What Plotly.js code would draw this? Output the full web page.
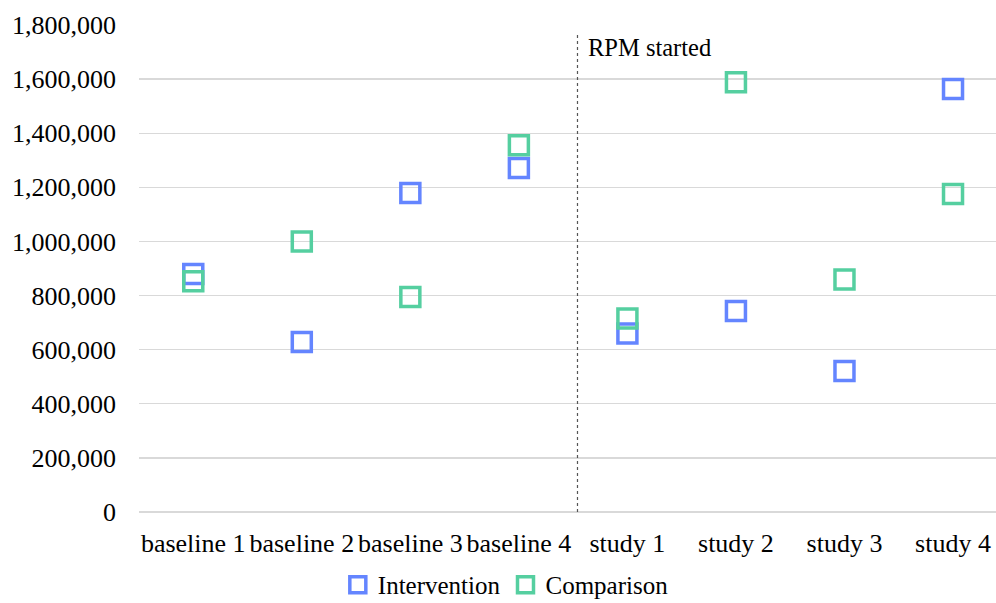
<!DOCTYPE html>
<html>
<head>
<meta charset="utf-8">
<script src="https://cdn.plot.ly/plotly-3.0.1.min.js"></script>
<style>html,body{margin:0;padding:0;background:#fff;}#chart{width:996px;height:603px;}</style>
</head>
<body>
<div id="chart"></div>
<script>
const categories = ["baseline 1","baseline 2","baseline 3","baseline 4","study 1","study 2","study 3","study 4"];
const intervention = [880000, 628000, 1179000, 1271000, 660000, 743000, 521000, 1563000];
const comparison = [853000, 1000000, 795000, 1356000, 715000, 1588000, 859000, 1175000];
const yTicks = [0, 200000, 400000, 600000, 800000, 1000000, 1200000, 1400000, 1600000, 1800000];
const dividerLabel = "RPM started";

const FONT = "Liberation Serif, Times New Roman, serif";
const BLUE = "#6485FF";
const GREEN = "#55CFA0";

const traces = [
  {x: categories, y: intervention, name: "Intervention", type: "scatter", mode: "markers",
   marker: {symbol: "square-open", size: 19, color: BLUE, line: {width: 3.5, color: BLUE}}},
  {x: categories, y: comparison, name: "Comparison", type: "scatter", mode: "markers",
   marker: {symbol: "square-open", size: 19, color: GREEN, line: {width: 3.5, color: GREEN}}}
];

const layout = {
  width: 996, height: 603,
  margin: {l: 139, r: 0, t: 25, b: 91},
  paper_bgcolor: "#fff", plot_bgcolor: "#fff",
  font: {family: FONT, size: 26, color: "#000"},
  showlegend: true,
  legend: {orientation: "h", x: 0.232, xanchor: "left", yref: "container", y: 0.03, yanchor: "middle",
           font: {family: FONT, size: 25, color: "#000"}, itemwidth: 30, tracegroupgap: 0},
  xaxis: {type: "category", range: [-0.5, 7.396], showgrid: false, zeroline: false,
          showline: false, ticks: "", tickfont: {family: FONT, size: 26, color: "#000"},
          ticklabelstandoff: 13, fixedrange: true},
  yaxis: {range: [0, 1800000], tickvals: yTicks, tickformat: ",d", showgrid: true,
          gridcolor: "#d9d9d9", gridwidth: 1.3, zeroline: true, zerolinecolor: "#d9d9d9",
          zerolinewidth: 1.3, showline: false, ticks: "",
          tickfont: {family: FONT, size: 26, color: "#000"}, ticklabelstandoff: 22, fixedrange: true},
  shapes: [{type: "line", xref: "x", yref: "y", x0: 3.54, x1: 3.54, y0: 0, y1: 1770000,
            line: {color: "#555", width: 1.2, dash: "3px,3px"}}],
  annotations: [{xref: "x", yref: "y", x: 3.54, y: 1716000, xanchor: "left", yanchor: "middle",
                 xshift: 9, text: dividerLabel, showarrow: false,
                 font: {family: FONT, size: 24.5, color: "#000"}}]
};

Plotly.newPlot("chart", traces, layout, {displayModeBar: false, staticPlot: true});
</script>
</body>
</html>
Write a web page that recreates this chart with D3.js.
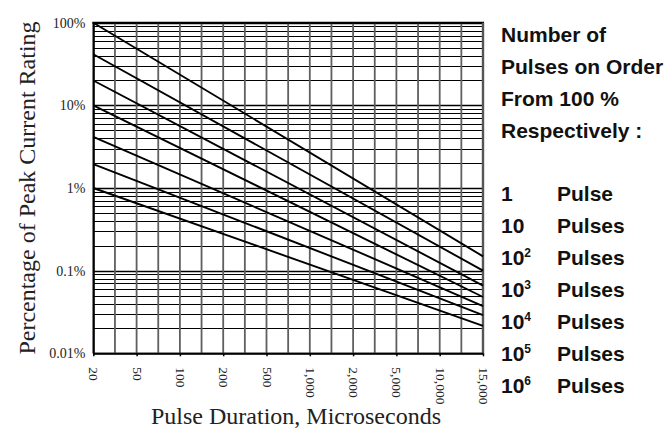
<!DOCTYPE html>
<html>
<head>
<meta charset="utf-8">
<script src="https://cdn.jsdelivr.net/npm/d3@7/dist/d3.min.js"></script>
<style>
  html, body { margin: 0; padding: 0; background: #fff; }
  svg { display: block; }
</style>
</head>
<body>
<svg id="chart" width="671" height="429"></svg>
<script>
// ---- data ----
const durations = ["20", "50", "100", "200", "500", "1,000", "2,000", "5,000", "10,000", "15,000"];
const yTickValues = [100, 10, 1, 0.1, 0.01];
const yTickLabels = ["100%", "10%", "1%", "0.1%", "0.01%"];
// percentage of peak current at 20 µs and at 15,000 µs, one per curve (top to bottom)
const startPercent = [100, 41.5, 20, 10, 4.15, 1.95, 1];
const endPercent = [0.149, 0.1, 0.066, 0.048, 0.0373, 0.0289, 0.0215];
const legendTitle = ["Number of", "Pulses on Order", "From 100 %", "Respectively :"];
const legendBase = ["1", "10", "10", "10", "10", "10", "10"];
const legendExp = ["", "", "2", "3", "4", "5", "6"];
const legendWord = ["Pulse", "Pulses", "Pulses", "Pulses", "Pulses", "Pulses", "Pulses"];

// ---- layout ----
const L = 93.3, R = 483, T = 22.7, B = 353.3;
const svg = d3.select("#chart");
const serif = "'Liberation Serif', 'Times New Roman', serif";
const sans = "'Liberation Sans', Arial, Helvetica, sans-serif";

const x = d3.scalePoint().domain(durations).range([L, R]);
const y = d3.scaleLog().domain([0.01, 100]).range([B, T]);

// horizontal grid: log minor lines
const hLines = [];
for (let e = -2; e < 2; e++) {
  for (let m = 1; m <= 9; m++) hLines.push(m * Math.pow(10, e));
}
hLines.push(100);

const grid = svg.append("g");
grid.selectAll("line.h").data(hLines).join("line")
  .attr("class", "h")
  .attr("x1", L).attr("x2", R)
  .attr("y1", d => Math.round(y(d)) + 0.5)
  .attr("y2", d => Math.round(y(d)) + 0.5)
  .attr("stroke", "#000")
  .attr("stroke-width", d => (Math.abs(Math.log10(d) - Math.round(Math.log10(d))) < 1e-9 ? 1.6 : 1));

// vertical grid: at each label and halfway between
const step = x.step();
const vPos = [];
durations.forEach((d, i) => {
  vPos.push(x(d));
  if (i < durations.length - 1) vPos.push(x(d) + step / 2);
});
grid.selectAll("line.v").data(vPos).join("line")
  .attr("class", "v")
  .attr("x1", d => d).attr("x2", d => d)
  .attr("y1", T).attr("y2", B)
  .attr("stroke", "#5f5f5f")
  .attr("stroke-width", 1.8);

// frame
svg.append("line").attr("x1", L - 1).attr("x2", R + 1).attr("y1", T).attr("y2", T)
  .attr("stroke", "#000").attr("stroke-width", 2);
svg.append("line").attr("x1", R).attr("x2", R).attr("y1", T).attr("y2", B)
  .attr("stroke", "#555").attr("stroke-width", 2.4);

// x axis
const xAxis = d3.axisBottom(x).tickSize(3).tickSizeOuter(0).tickFormat("");
const gx = svg.append("g").attr("transform", `translate(0,${B})`).call(xAxis);
gx.select(".domain").attr("stroke", "#000").attr("stroke-width", 2);
gx.selectAll(".tick line").attr("stroke", "#000").attr("stroke-width", 1.5);
gx.selectAll(".tick").append("text")
  .attr("transform", "translate(0,14) rotate(90)")
  .attr("x", 0).attr("y", 0)
  .attr("dy", "0.33em")
  .attr("text-anchor", "start")
  .attr("fill", "#222")
  .style("font-family", serif)
  .style("font-size", "13.5px")
  .text(d => d);

// y axis
const yAxis = d3.axisLeft(y).tickValues(yTickValues).tickSize(0)
  .tickFormat((d, i) => yTickLabels[i]);
const gy = svg.append("g").attr("transform", `translate(${L},0)`).call(yAxis);
gy.select(".domain").attr("stroke", "#000").attr("stroke-width", 2);
gy.selectAll(".tick text")
  .attr("x", -8)
  .attr("fill", "#222")
  .style("font-family", serif)
  .style("font-size", "14px");

// curves
const line = d3.line().x(d => x(d[0])).y(d => y(d[1]));
const curves = startPercent.map((s, i) => [[durations[0], s], [durations[durations.length - 1], endPercent[i]]]);
svg.append("g").selectAll("path").data(curves).join("path")
  .attr("d", line)
  .attr("fill", "none")
  .attr("stroke", "#000")
  .attr("stroke-width", 1.9);

// axis titles
svg.append("text")
  .attr("transform", `translate(35,${(T + B) / 2}) rotate(-90)`)
  .attr("text-anchor", "middle")
  .attr("fill", "#222")
  .style("font-family", serif)
  .style("font-size", "24px")
  .text("Percentage of Peak Current Rating");

svg.append("text")
  .attr("x", (150 + 442) / 2).attr("y", 424)
  .attr("text-anchor", "middle")
  .attr("fill", "#222")
  .style("font-family", serif)
  .style("font-size", "24px")
  .text("Pulse Duration, Microseconds");

// legend
const lg = svg.append("g").style("font-family", sans).style("font-weight", "bold")
  .style("font-size", "21px").attr("fill", "#111");
lg.selectAll("text.title").data(legendTitle).join("text")
  .attr("class", "title")
  .attr("x", 501).attr("y", (d, i) => 41.5 + i * 32)
  .text(d => d);

const rows = lg.selectAll("g.row").data(legendBase).join("g")
  .attr("class", "row")
  .attr("transform", (d, i) => `translate(0,${200.7 + i * 32.1})`);
const num = rows.append("text").attr("x", 501).attr("y", 0);
num.append("tspan").text(d => d);
num.append("tspan")
  .attr("dy", -8)
  .style("font-size", "12px")
  .text((d, i) => legendExp[i]);
rows.append("text").attr("x", 557).attr("y", 0).text((d, i) => legendWord[i]);
</script>
</body>
</html>
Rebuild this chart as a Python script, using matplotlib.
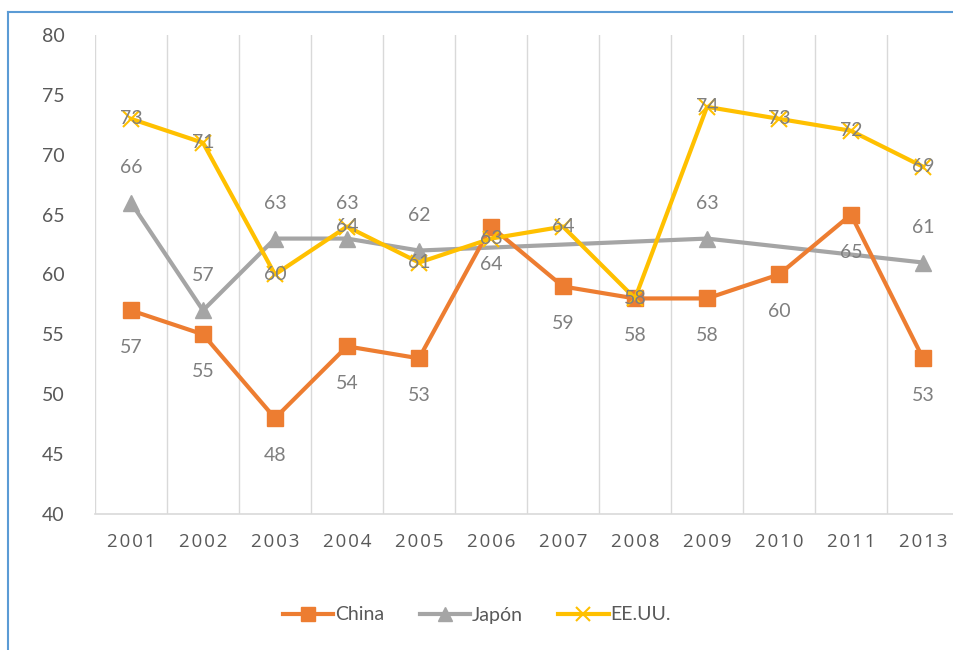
import numpy as np
import matplotlib
matplotlib.use("Agg")
import matplotlib.pyplot as plt
from matplotlib.lines import Line2D

plt.rcParams['font.family'] = ['Lato', 'DejaVu Sans']

years = ['2001', '2002', '2003', '2004', '2005', '2006', '2007', '2008', '2009', '2010', '2011', '2013']
china = [57, 55, 48, 54, 53, 64, 59, 58, 58, 60, 65, 53]
japon = [66, 57, 63, 63, 62, None, None, None, 63, None, None, 61]
eeuu = [73, 71, 60, 64, 61, 63, 64, 58, 74, 73, 72, 69]

C_CHINA = '#ED7D31'
C_JAPON = '#A5A5A5'
C_EEUU = '#FFC000'
LBL = '#7F7F7F'
TXT = '#595959'

fig = plt.figure(figsize=(9.54, 6.5), dpi=100)
ax = fig.add_axes([95/954, 1-514/650, (959-95)/954, (514-35)/650])
ax.set_xlim(-0.5, len(years)-0.5)
ax.set_ylim(40, 80)
ax.set_yticks(range(40, 81, 5))
x = np.arange(len(years))

# vertical gridlines between categories
for b in np.arange(-0.5, len(years)-0.5+0.01, 1.0):
    ax.axvline(b, color='#D9D9D9', lw=1.0, zorder=0)

for s in ['top', 'right', 'left']:
    ax.spines[s].set_visible(False)
ax.spines['bottom'].set_color('#D9D9D9')
ax.spines['bottom'].set_linewidth(1.2)
ax.tick_params(length=0, colors=TXT)
ax.tick_params(axis='y', pad=22, labelsize=14)
ax.tick_params(axis='x', pad=14, labelsize=13.5)
ax.set_xticks(x)
ax.set_xticklabels(['\u200a'.join(y) for y in years])
for t in ax.get_xticklabels():
    t.set_fontfamily(['Open Sans', 'DejaVu Sans'])

def valid(vals):
    xs = [i for i, v in enumerate(vals) if v is not None]
    ys = [v for v in vals if v is not None]
    return xs, ys

xs, ys = valid(china)
ax.plot(xs, ys, color=C_CHINA, lw=3, marker='s', ms=11, zorder=3, solid_joinstyle='round')
xs, ys = valid(japon)
ax.plot(xs, ys, color=C_JAPON, lw=3, marker='^', ms=11, zorder=2, solid_joinstyle='round')
xs, ys = valid(eeuu)
ax.plot(xs, ys, color=C_EEUU, lw=3, marker='x', ms=11, mew=1.5, zorder=4, solid_joinstyle='round')

for i, v in enumerate(china):
    ax.annotate(str(v), (i, v), xytext=(0, -27), textcoords='offset points',
                ha='center', va='center', fontsize=14, color=LBL, zorder=6)
for i, v in enumerate(japon):
    if v is not None:
        ax.annotate(str(v), (i, v), xytext=(0, 25), textcoords='offset points',
                    ha='center', va='center', fontsize=14, color=LBL, zorder=6)
for i, v in enumerate(eeuu):
    ax.annotate(str(v), (i, v), xytext=(0, 0), textcoords='offset points',
                ha='center', va='center', fontsize=14, color=LBL, zorder=6)

handles = [
    Line2D([], [], color=C_CHINA, lw=3, marker='s', ms=10),
    Line2D([], [], color=C_JAPON, lw=3, marker='^', ms=10),
    Line2D([], [], color=C_EEUU, lw=3, marker='x', ms=10, mew=1.5),
]
fig.legend(handles, ['China', 'Japón', 'EE.UU.'], loc='center', bbox_to_anchor=(0.5, 1-615/650),
           ncol=3, frameon=False, fontsize=14, labelcolor=TXT, handlelength=2.6,
           handletextpad=0.1, columnspacing=1.8)

# chart frame (blue border, left and top)
fig.add_artist(Line2D([8/954, 8/954], [0, 1-12/650], color='#5B9BD5', lw=1.5, transform=fig.transFigure))
fig.add_artist(Line2D([8/954, 1], [1-12/650, 1-12/650], color='#5B9BD5', lw=1.5, transform=fig.transFigure))

fig.savefig('out.png', dpi=100)
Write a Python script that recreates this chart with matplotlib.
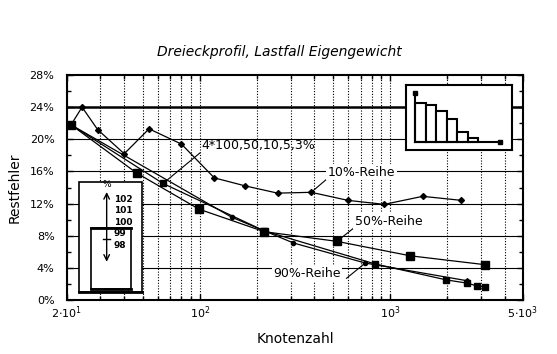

Brief
Spot every line that holds "page" and copy it.

Full output
What Plotly.js code would draw this? Output the full web page.
Write a web page that recreates this chart with D3.js.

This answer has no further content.